_Problem to work on:_
Retype only what runs from the beginning of the data through the line with "const freqTicks = [0, 1.5, 3.0, 4.5, 6.0];"; please omit the pictures and keep every line exact.
### Source material
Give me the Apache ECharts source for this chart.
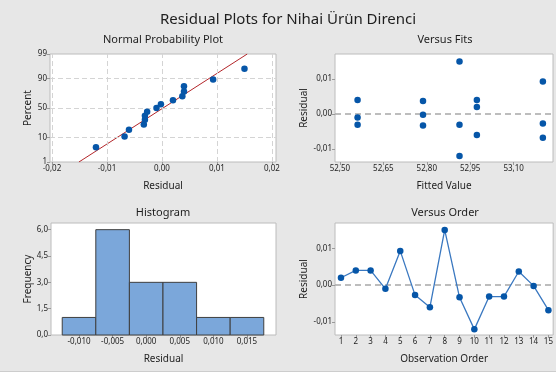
<!DOCTYPE html>
<html><head><meta charset="utf-8">
<script src="https://cdn.jsdelivr.net/npm/echarts@6/dist/echarts.min.js"></script>
<style>html,body{margin:0;padding:0;background:#fff;}#c{width:556px;height:378px;}</style>
</head><body><div id="c"></div>
<script>
// ---- data ----
const observationOrder = [1,2,3,4,5,6,7,8,9,10,11,12,13,14,15];
const residuals = [0.0020, 0.0040, 0.0040, -0.0010, 0.0093, -0.0027, -0.0060, 0.0150, -0.0033, -0.0120, -0.0031, -0.0031, 0.0037, -0.0002, -0.0068];
const fittedValues = [52.973, 52.561, 52.973, 52.561, 53.201, 53.201, 52.973, 52.913, 52.787, 52.913, 52.561, 52.913, 52.787, 52.787, 53.201];
const probPercents = [4.5, 11.0, 17.5, 24.0, 30.5, 37.0, 43.5, 50.0, 56.5, 63.0, 69.5, 76.0, 82.5, 89.0, 95.5];
const fitLineResidual = [-0.0151, 0.0155];
const fitLinePercent = [1, 99];
const histBinStart = [-0.0125, -0.0075, -0.0025, 0.0025, 0.0075, 0.0125];
const histBinEnd = [-0.0075, -0.0025, 0.0025, 0.0075, 0.0125, 0.0175];
const histCounts = [1, 6, 3, 3, 1, 1];
// ---- tick labels ----
const probTickLabels = [1, 10, 50, 90, 99];
const probGridPercents = [10, 50, 90];
const probResidTicks = [-0.02, -0.01, 0, 0.01, 0.02];
const probResidGrid = [-0.02, -0.015, -0.01, -0.005, 0, 0.005, 0.01, 0.015, 0.02];
const fitTicks = [52.50, 52.65, 52.80, 52.95, 53.10];
const residTicks = [-0.01, 0, 0.01];
const histTicks = [-0.010, -0.005, 0, 0.005, 0.010, 0.015];
const freqTicks = [0, 1.5, 3.0, 4.5, 6.0];

// inverse standard normal (Acklam) for the normal-probability scale
function probit(p){
  const a=[-39.69683028665376,220.9460984245205,-275.9285104469687,138.3577518672690,-30.66479806614716,2.506628277459239];
  const b=[-54.47609879822406,161.5858368580409,-155.6989798598866,66.80131188771972,-13.28068155288572];
  const c=[-0.007784894002430293,-0.3223964580411365,-2.400758277161838,-2.549732539343734,4.374664141464968,2.938163982698783];
  const d=[0.007784695709041462,0.3224671290700398,2.445134137142996,3.754408661907416];
  const pl=0.02425;
  let q,r;
  if(p<pl){q=Math.sqrt(-2*Math.log(p));return (((((c[0]*q+c[1])*q+c[2])*q+c[3])*q+c[4])*q+c[5])/((((d[0]*q+d[1])*q+d[2])*q+d[3])*q+1);}
  if(p>1-pl){q=Math.sqrt(-2*Math.log(1-p));return -(((((c[0]*q+c[1])*q+c[2])*q+c[3])*q+c[4])*q+c[5])/((((d[0]*q+d[1])*q+d[2])*q+d[3])*q+1);}
  q=p-0.5;r=q*q;return (((((a[0]*r+a[1])*r+a[2])*r+a[3])*r+a[4])*r+a[5])*q/(((((b[0]*r+b[1])*r+b[2])*r+b[3])*r+b[4])*r+1);
}
const probZTicks = probTickLabels.map(p=>probit(p/100));
const sortedResid = residuals.slice().sort((a,b)=>a-b);

const FONT = 'Noto Sans';
const TXT = '#1e1e1e';
const comma = d => v => v.toFixed(d).replace('.', ',');
const BLUE = '#0656a8';

function gridBox(left, top, width, height){
  return {left, top, width, height, show:true, backgroundColor:'#fff', borderColor:'#bcbcbc', borderWidth:1, containLabel:false};
}
function valAxis(o, ticks, fmt){
  return Object.assign({
    type:'value',
    axisLine:{show:false, onZero:false},
    splitLine:{show:false},
    axisTick:{show:true, length:3, lineStyle:{color:'#9a9a9a'}, customValues:ticks},
    axisLabel:{fontFamily:FONT, fontSize:8, color:TXT, margin:3, customValues:ticks, formatter:fmt},
    nameLocation:'middle',
    nameTextStyle:{fontFamily:FONT, fontSize:10, color:TXT}
  }, o);
}
function zeroLine(){
  return {silent:true, symbol:'none', label:{show:false}, lineStyle:{type:[6,4], color:'#a8a8a8', width:1.5}, data:[{yAxis:0}]};
}
function probLabel(v){
  let bi=0,bd=1e9;
  probZTicks.forEach((z,i)=>{const dd=Math.abs(z-v);if(dd<bd){bd=dd;bi=i;}});
  return String(probTickLabels[bi]);
}

const option = {
  animation:false,
  backgroundColor:'#fff',
  graphic:[
    {type:'rect', z:-100, shape:{x:0,y:0,width:556,height:371}, style:{fill:'#e7e7e7'}},
    {type:'rect', z:-99, shape:{x:0,y:371,width:556,height:1}, style:{fill:'#cdcdcd'}},
    {type:'text', x:288, y:20, style:{text:'Residual Plots for Nihai Ürün Direnci', fontFamily:FONT, fontSize:15, fill:TXT, align:'center', verticalAlign:'middle'}},
    {type:'text', x:163, y:40, style:{text:'Normal Probability Plot', fontFamily:FONT, fontSize:11, fill:TXT, align:'center', verticalAlign:'middle'}},
    {type:'text', x:445, y:40, style:{text:'Versus Fits', fontFamily:FONT, fontSize:11, fill:TXT, align:'center', verticalAlign:'middle'}},
    {type:'text', x:163, y:213, style:{text:'Histogram', fontFamily:FONT, fontSize:11, fill:TXT, align:'center', verticalAlign:'middle'}},
    {type:'text', x:445, y:213, style:{text:'Versus Order', fontFamily:FONT, fontSize:11, fill:TXT, align:'center', verticalAlign:'middle'}}
  ],
  grid:[
    gridBox(50, 54, 226, 108),
    gridBox(335, 54, 218, 108),
    gridBox(51, 223, 225, 112),
    gridBox(335, 223, 219, 112)
  ],
  xAxis:[
    valAxis({gridIndex:0, min:-0.02036, max:0.02073, name:'Residual', nameGap:19}, probResidTicks, comma(2)),
    valAxis({gridIndex:1, min:52.483, max:53.236, name:'Fitted Value', nameGap:19}, fitTicks, comma(2)),
    valAxis({gridIndex:2, min:-0.01417, max:0.01932, name:'Residual', nameGap:19}, histTicks, comma(3)),
    valAxis({gridIndex:3, min:0.597, max:15.32, name:'Observation Order', nameGap:19}, observationOrder, v=>String(Math.round(v)))
  ],
  yAxis:[
    valAxis({gridIndex:0, min:probit(0.01), max:probit(0.99), name:'Percent', nameGap:17}, probZTicks, probLabel),
    valAxis({gridIndex:1, min:-0.01371, max:0.01714, name:'Residual', nameGap:22}, residTicks, comma(2)),
    valAxis({gridIndex:2, min:0, max:6.38, name:'Frequency', nameGap:17}, freqTicks, comma(1)),
    valAxis({gridIndex:3, min:-0.01353, max:0.01687, name:'Residual', nameGap:22}, residTicks, comma(2))
  ],
  series:[
    {type:'line', xAxisIndex:0, yAxisIndex:0, z:3, symbol:'none', silent:true,
      data:fitLineResidual.map((r,i)=>[r, probit(fitLinePercent[i]/100)]),
      lineStyle:{color:'#b3262a', width:1},
      markLine:{silent:true, symbol:'none', label:{show:false}, lineStyle:{type:[5,3], color:'#d4d4d4', width:1},
        data:probResidGrid.map(x=>({xAxis:x})).concat(probGridPercents.map(p=>({yAxis:probit(p/100)})))}},
    {type:'scatter', xAxisIndex:0, yAxisIndex:0, z:5, symbolSize:6.5,
      data:sortedResid.map((r,i)=>[r, probit(probPercents[i]/100)]),
      itemStyle:{color:BLUE, opacity:1}},
    {type:'scatter', xAxisIndex:1, yAxisIndex:1, z:5, symbolSize:6.5,
      data:residuals.map((r,i)=>[fittedValues[i], r]),
      itemStyle:{color:BLUE, opacity:1}, markLine:zeroLine()},
    {type:'custom', xAxisIndex:2, yAxisIndex:2,
      data:histCounts.map((c,i)=>[histBinStart[i], histBinEnd[i], c]),
      renderItem:(params, api)=>{
        const p0 = api.coord([api.value(0), 0]);
        const p1 = api.coord([api.value(1), api.value(2)]);
        return {type:'rect', shape:{x:p0[0], y:p1[1], width:p1[0]-p0[0], height:p0[1]-p1[1]},
          style:{fill:'#7ba7da', stroke:'#3f3f3f', lineWidth:1}};
      }},
    {type:'line', xAxisIndex:3, yAxisIndex:3, z:5, symbol:'circle', symbolSize:6.5,
      data:residuals.map((r,i)=>[observationOrder[i], r]),
      lineStyle:{color:'#3a78c0', width:1.3},
      itemStyle:{color:BLUE, opacity:1}, markLine:zeroLine()}
  ]
};
echarts.init(document.getElementById('c'), null, {renderer:'canvas'}).setOption(option);
</script></body></html>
######
_Response below:_
Give me the Apache ECharts source for this chart.
<!DOCTYPE html>
<html><head><meta charset="utf-8">
<script src="https://cdn.jsdelivr.net/npm/echarts@6/dist/echarts.min.js"></script>
<style>html,body{margin:0;padding:0;background:#fff;}#c{width:556px;height:378px;}</style>
</head><body><div id="c"></div>
<script>
// ---- data ----
const observationOrder = [1,2,3,4,5,6,7,8,9,10,11,12,13,14,15];
const residuals = [0.0020, 0.0040, 0.0040, -0.0010, 0.0093, -0.0027, -0.0060, 0.0150, -0.0033, -0.0120, -0.0031, -0.0031, 0.0037, -0.0002, -0.0068];
const fittedValues = [52.973, 52.561, 52.973, 52.561, 53.201, 53.201, 52.973, 52.913, 52.787, 52.913, 52.561, 52.913, 52.787, 52.787, 53.201];
const probPercents = [4.5, 11.0, 17.5, 24.0, 30.5, 37.0, 43.5, 50.0, 56.5, 63.0, 69.5, 76.0, 82.5, 89.0, 95.5];
const fitLineResidual = [-0.0151, 0.0155];
const fitLinePercent = [1, 99];
const histBinStart = [-0.0125, -0.0075, -0.0025, 0.0025, 0.0075, 0.0125];
const histBinEnd = [-0.0075, -0.0025, 0.0025, 0.0075, 0.0125, 0.0175];
const histCounts = [1, 6, 3, 3, 1, 1];
// ---- tick labels ----
const probTickLabels = [1, 10, 50, 90, 99];
const probGridPercents = [10, 50, 90];
const probResidTicks = [-0.02, -0.01, 0, 0.01, 0.02];
const probResidGrid = [-0.02, -0.015, -0.01, -0.005, 0, 0.005, 0.01, 0.015, 0.02];
const fitTicks = [52.50, 52.65, 52.80, 52.95, 53.10];
const residTicks = [-0.01, 0, 0.01];
const histTicks = [-0.010, -0.005, 0, 0.005, 0.010, 0.015];
const freqTicks = [0, 1.5, 3.0, 4.5, 6.0];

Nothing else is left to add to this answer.